As a younger thinker, Will wasn’t very fond of the liberal answer. He doubted that people motivated solely “by anxiety about their physical safety and the security of their property” could build humane, decent communities. The common good, he worried, is bound to get lost “in societies founded” upon “individual self-interestedness.”
The George Will of 1983—the year he published his masterpiece, Statecraft as Soulcraft—was a withering critic of the sort of “conservatism” espoused by the George Will of 2023.
In 1983, Will ridiculed the idea that “governments should be neutral in major conflicts about social values,” which, he said, “is only slightly more peculiar than the idea that governments can be neutral” (my emphasis). Even insignificant policy questions, he noted then, invariably rest on some idea of what human beings are and how they flourish best. All governments take moral and metaphysical stances, even and especially those that disavow such judgments. This recognition, Will moreover insisted, is nothing novel, but goes back to Aristotle. It was the liberal idea of neutrality that represented a rupture with the “core consensus” of the Western tradition.
In 1983, Will argued for an energetic government that paid close attention to how the forces of law and economics shape, or misshape, the character of citizens. He took notice of how too many fellow conservatives fret about “the moral makeup of ‘society.’” This, even as they “believe that the public interest is produced by spontaneous cooperation of individuals making arrangements in free markets”—a conviction based not on “empirical” findings, but quasi-religious zeal.
In 1983, Will argued that there “can be no such thing as purely private moral choices.” Market-based exploitation, the production and abuse of porn and other addictive technologies, abortion and euthanasia—all such supposedly “private” behaviors have “large and intolerable consequences,” and couldn’t be left to pure individual consent without grave cost. Conservatives who press the contrary view, Will noted, are at odds with the near-unanimous voice of the West’s greatest sages going back to Plato.

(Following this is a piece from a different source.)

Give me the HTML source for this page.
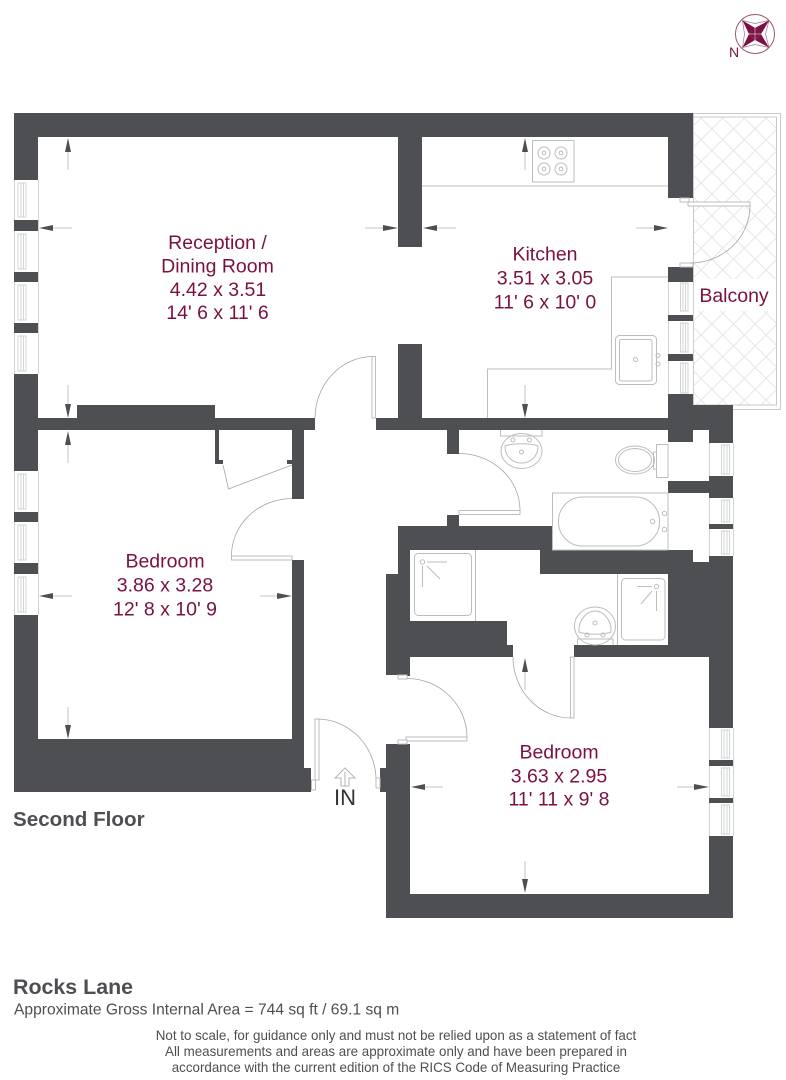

In 1983, Will insisted on the modern salience of the old-fashioned term political economy. After all, he averred, “it is folly to try to seal off all arguments about ‘economic choices’ from political, meaning moral, choices.” Wrote Will:
Today’s conservatives are apt to insist that the great virtue of their economic doctrine [libertarianism or neoliberalism] is that it separates politics and the economy. But if economic policy is not politics — the authoritative assignment of social values — then what is? Today’s conservatives have a remarkably bifurcated view of the world. As a result, they often seem like startled innocents, alarmed at the social consequences of the economic doctrine that serves as their political philosophy, unaware that ‘social issues’ and ‘economic policy’ are inseparable facets of ‘the political.’
In 1983, George Will lamented that a trait that “used to be considered a defect, self-interestedness,” had become the pillar of Western society. He was right. Human beings are more than selfish atoms in competition. True freedom is about more than taking advantage of the other guy up to the limit of the law. And politics is about ensuring that our common life befits the social creatures we are, not nurturing our anti-social passions.
Why the author and columnist has decided to play a sort of intellectual Benjamin Button, regressing from wisdom into political immaturity, is one of the great mysteries of American letters. It is unspeakably tragic.